LEED

What is LEEDLEED = LEADERSHIP IN ENERGY and ENVIRONMENTAL DESIGN.
In short, LEED is a rating system for buildings, equivalent to a gas mileage rating for cars.  Under LEED, buildings accumulate points for things such as saving energy, having accessible mass transit, and mitigating storm water runoff.  Once the points are tallied, the building earns a LEED rating.  The higher the tally, the more sustainable a building is.

Leadership in Energy and Environmental Design, Green building Rating System® is a voluntary, consensus-based national standard for developing high-performance, sustainable buildings.

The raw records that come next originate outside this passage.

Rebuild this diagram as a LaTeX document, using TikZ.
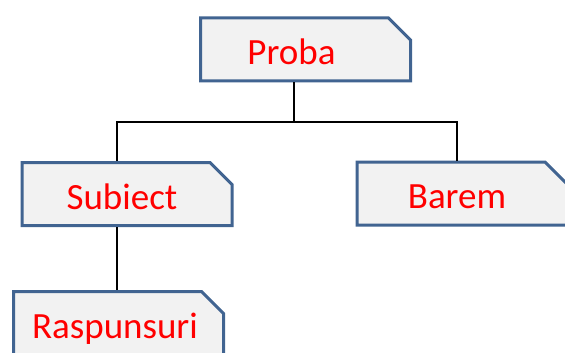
\documentclass[tikz,border=0pt]{standalone}
\usepackage{fontspec}
\setmainfont{Carlito}
\usetikzlibrary{shapes.misc}

\definecolor{boxline}{RGB}{65,100,145}
\definecolor{boxfill}{RGB}{242,242,242}

\tikzset{
  snipbox/.style={chamfered rectangle, chamfered rectangle corners=north east,
    chamfered rectangle xsep=11pt, chamfered rectangle ysep=11pt,
    draw=boxline, fill=boxfill, line width=3pt, inner sep=0pt,
    minimum width=210pt, minimum height=63pt,
    text height=30pt, text depth=0pt,
    text=red, font=\fontsize{37}{42}\selectfont},
  nudge/.style={execute at begin node={\hspace*{#1}}},
  link/.style={draw=black, line width=1.3pt}
}

\begin{document}
\begin{tikzpicture}[x=1pt,y=-1pt]
            \useasboundingbox (0,0) rectangle (565,353);
            \clip (0,0) rectangle (565,353);

            \node[snipbox, nudge=-28pt] (proba) at (305.5,49.5) {Proba};
            \node[snipbox, nudge=-10pt] (subiect) at (127,194) {Subiect};
            \node[snipbox, nudge=-10pt] (barem) at (462,193.5) {Barem};
            \node[snipbox, nudge=-7pt] (raspunsuri) at (118.5,323) {Raspunsuri};

            \coordinate (bus) at (294,122);

            \draw[link] ([xshift=-11.5pt]proba.south) -- (bus);
            \draw[link] (bus) -| ([xshift=-10pt]subiect.north);
            \draw[link] (bus) -| ([xshift=-5pt]barem.north);
            \draw[link] ([xshift=-10pt]subiect.south) -- ([xshift=-10pt]subiect.south |- raspunsuri.north);
        \end{tikzpicture}
\end{document}
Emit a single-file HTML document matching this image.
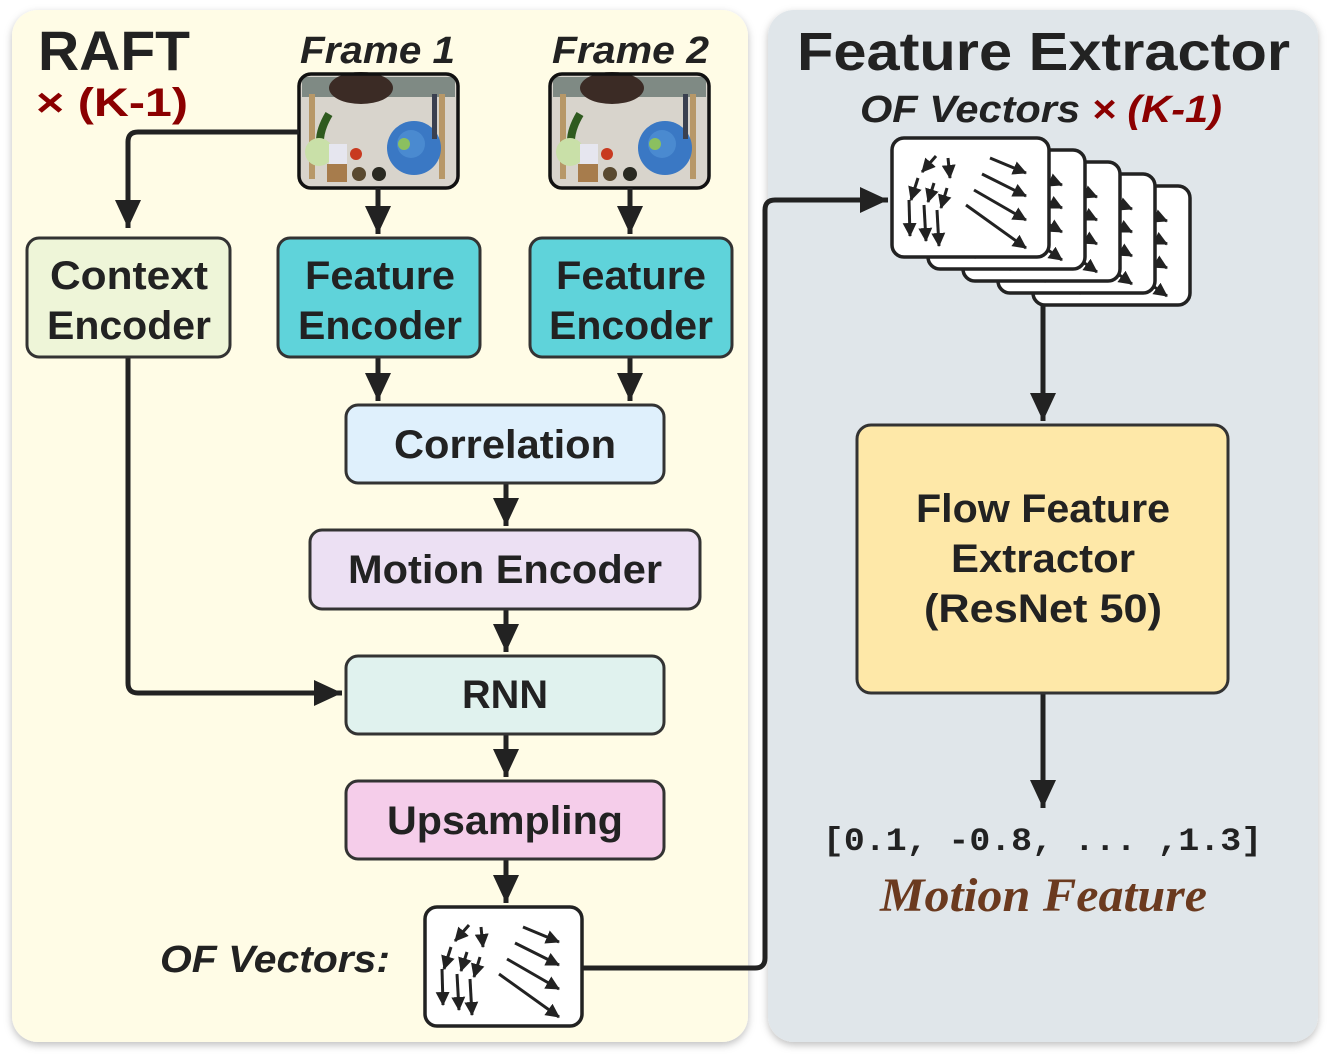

LEED standards are currently available or under development for:

  • New commercial construction and major renovation projects (LEED-NC)
  • Existing building operations (LEED-EB)
  • Commercial interiors projects (LEED-CI)
  • Core and shell projects (LEED-CS)
  • Homes (LEED-H)
  • Neighborhood Development (LEED-ND)

LEED was created to:

  • Define "green building" by establishing a common standard of measurement.
  • Promote integrated, whole-building design practices
  • Recognize environmental leadership in the building industry
  • Stimulate green competition
  • Transform the building market

LEED provides a complete framework for assessing building performance and meeting sustainability goals.  Based on well-founded scientific standards, LEED emphasizes state of the art strategies for sustainable site development, water savings, energy efficiency, materials selection and indoor environmental quality. 

What is the U.S. Green Building Council?
The U.S. Green Building Council (USGBC) is leading a national consensus for producing a new generation of buildings that deliver high performance inside and out.

Council members work together to develop LEED products and resources, the Green-build annual International Conference and Expo, policy guidance, and educational and marketing tools that support the adoption of sustainable building.

Members also forge strategic alliances with key industry and research organizations and federal, state and local government agencies to transform the built environment.